I've never been a fan of audiobooks, since I love to hold the physical book in my hand, but I do love readings, lectures and talks, and conversations, and anything along these lines conducted by very smart people, so I can't get enough of these podcasts. What really got me going after my few early dabblings was when a particularly brilliant colleague also suggested I check out the iTunes U offerings. I haven't looked back. At the risk of singling out several universities, Stanford by far has the best offerings, while MIT's courses are the most thorough, and Yale has lots of material but a lot of seems geared towards Yalies. Other universities whose materials I've downloaded include Carnegie Mellon, Case Western, Oxford, SVA, UC Berkeley, UC Davis, DePaul, Vanderbilt, and Villanova. The university doesn't appear to have any materials on iTunes right now.
A few times I've rewound the talks so many times trying to get into them that I realize, it's time for some music.
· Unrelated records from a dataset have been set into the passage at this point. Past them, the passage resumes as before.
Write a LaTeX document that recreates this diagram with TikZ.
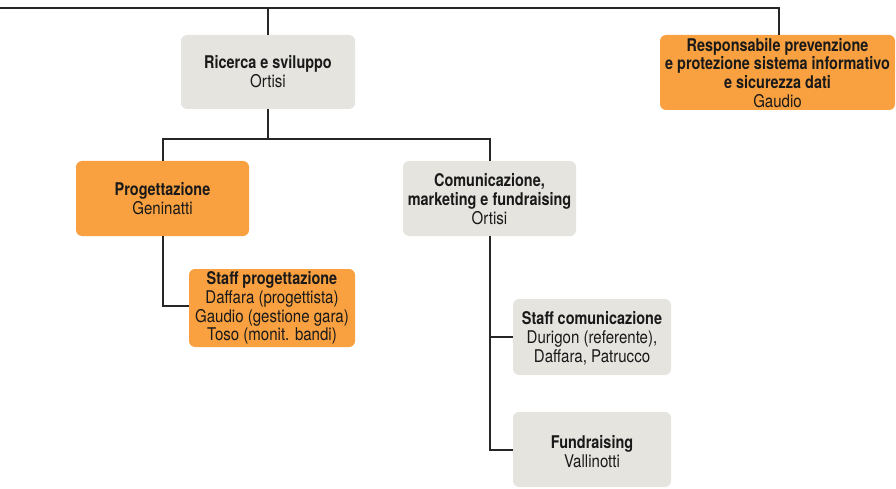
\documentclass[tikz,border=0pt]{standalone}
\usepackage{fontspec}
\setmainfont{TeX Gyre Heros}[FakeStretch=0.86,BoldFeatures={FakeStretch=0.825}]
\begin{document}
\begin{tikzpicture}[x=1pt,y=-1pt,
  every node/.style={font=\fontsize{17.5}{18.8}\selectfont, text=black!90, align=center, inner sep=0pt},
  gbox/.style={fill=boxgray, rounded corners=6pt},
  obox/.style={fill=boxorange, rounded corners=6pt},
  link/.style={draw=black!85, line width=1.3pt}]
\definecolor{boxgray}{HTML}{E5E4DF}
\definecolor{boxorange}{HTML}{F9A140}
\useasboundingbox (0,0) rectangle (896,489);
% boxes
\path[gbox] (181,35) rectangle (355,109); \node (ric) at (268,72) {\textbf{Ricerca e sviluppo}\\Ortisi};
\path[obox] (660,35) rectangle (895,110); \node (resp) at (777.5,73) {\textbf{Responsabile prevenzione}\\\textbf{e protezione sistema informativo}\\\textbf{e sicurezza dati}\\Gaudio};
\path[obox] (76,161) rectangle (249,236); \node (prog) at (162.5,199) {\textbf{Progettazione}\\Geninatti};
\path[gbox] (403,161) rectangle (576,236); \node (com) at (489.5,199) {\textbf{Comunicazione,}\\\textbf{marketing e fundraising}\\Ortisi};
\path[obox] (189,269) rectangle (355,347); \node (sprog) at (272,308) {\textbf{Staff progettazione}\\Daffara (progettista)\\Gaudio (gestione gara)\\Toso (monit. bandi)};
\path[gbox] (513,299) rectangle (671,375); \node (scom) at (592,338) {\textbf{Staff comunicazione}\\Durigon (referente),\\Daffara, Patrucco};
\path[gbox] (513,412) rectangle (671,487); \node (fund) at (592,452) {\textbf{Fundraising}\\Vallinotti};
% coordinates
\coordinate (tl) at (0,8);
\coordinate (tr) at (779,8);
\coordinate (rt) at (268,8);
\coordinate (rb) at (268,109);
\coordinate (rr) at (779,35);
\coordinate (rtop) at (268,35);
\coordinate (mid) at (268,139);
\coordinate (pl) at (163,139);
\coordinate (pr) at (490,139);
\coordinate (ptop) at (163,161);
\coordinate (ctop) at (490,161);
\coordinate (pbot) at (163,236);
\coordinate (spl) at (189,306);
\coordinate (cbot) at (490,236);
\coordinate (scl) at (513,337);
\coordinate (sj) at (490,337);
\coordinate (fl) at (513,450);
% connectors
\draw[link] (tl) -- (tr) -- (rr);
\draw[link] (rt) -- (rtop);
\draw[link] (rb) -- (mid);
\draw[link] (ptop) -- (pl) -- (pr) -- (ctop);
\draw[link] (pbot) |- (spl);
\draw[link] (cbot) |- (fl);
\draw[link] (sj) -- (scl);
\end{tikzpicture}
\end{document}
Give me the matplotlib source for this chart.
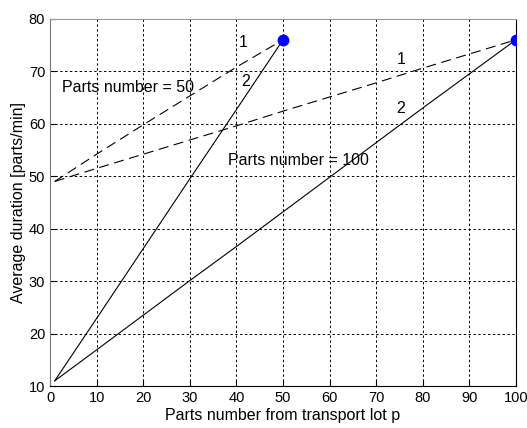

And then I'm back to Janelle Monáe, Tom Zé, TV on the Radio, Ben Harper, Kelis, Kid Sister, Violator.... Looking at the iTunes offerings, I realized I haven't explored the video casts much beyond comedy shorts, so I'll have to try more of those, especially the lectures. There's a whole series on Kara Walker, including a reading by Kevin Young and a lecture by Dorothy Walker, that I've got to check out. On my list for a plane trip tomorrow: Claudia Rankine reading from her work and Elizabeth Boyi on African and Caribbean Francophone writers!
Also, I must say goodbyes to Chicago icon, writer, historian, and social activist Studs Terkel, who passed away on Halloween; South African author Es'kia Mphahlele, who died on October 27; and the inimitable critic and visionary John Leonard, whose sentences could induce vertigo. He died on Wednesday. Last week Chicago Public Radio made my day by devoting a chunk of airtime to celebrating Terkel, and you can hear some of that material, and find links to other great stuff, like Terkel chatting with Langston Hughes, here.